If being baptised is a step you are considering taking, my hope is that you do it in faith and that you do it with a sincere desire to turn away from your old life. If this is so then I believe you will truly become a son/daughter of God.

“But now that faith has come, we are no longer under a tutor. For you are all sons of God through faith in Christ Jesus. For all of you who were baptised into Christ have clothed yourselves with Christ. There is neither Jew nor Greek, there is neither slave nor free man, there is neither male nor female; for you are all one in Christ Jesus. And if you belong to Christ, then you are Abraham’s descendants, heirs according to promise.” Galatians 3:25-29 NASB

2 thoughts on “Baptism, some thoughts

  1. laank163

    Love this!! Baptism is life changing and life GIVING!! I also went through the Christening as a baby and it was a big battle when the family heard I wanted to be baptised in the ‘submerging’ sense of the word.
    Went through with it and never regretted it for a moment… BEST DAY EVER! 😀

    1. markdoolan

      My parents had a similar reaction when I told them I wanted to get baptised again.
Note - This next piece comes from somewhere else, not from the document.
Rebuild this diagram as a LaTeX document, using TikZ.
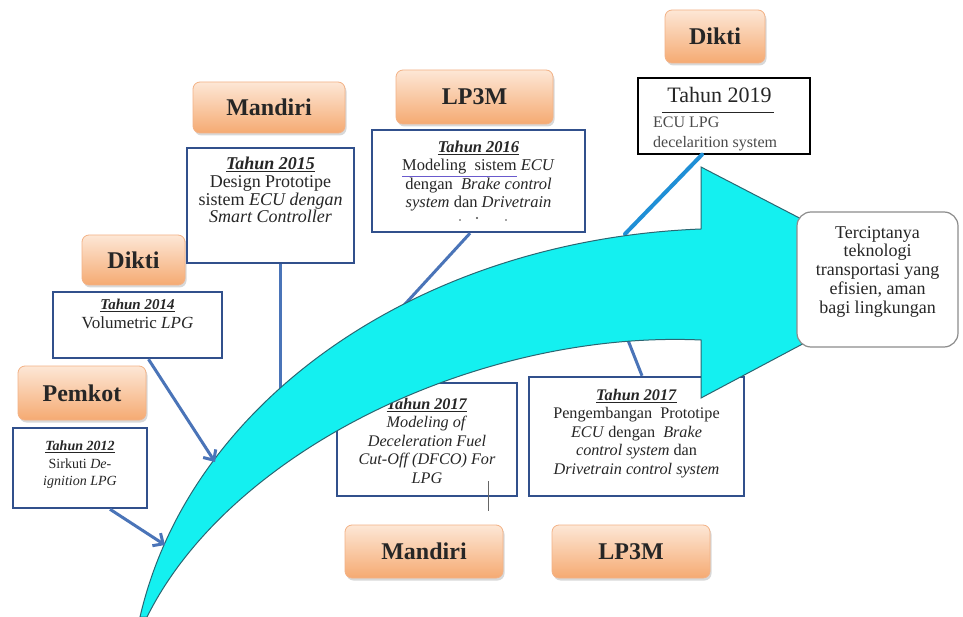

For me, this highlights why infant baptism isn’t real baptism. I offended their decision, hence they got upset. They did a good deed in dedicating me and I don’t want to knock that, but if there is a decision to be made about following the Lord, surely that decision belongs to each individual? Romans 3:21-31 speaks about faith apart from law and I think this speaks to this kind of situation. The free gift of grace that God extends is mine to accept on my behalf so that I may be righteous through Christ. A work made by someone else on my behalf isn’t going to cut it.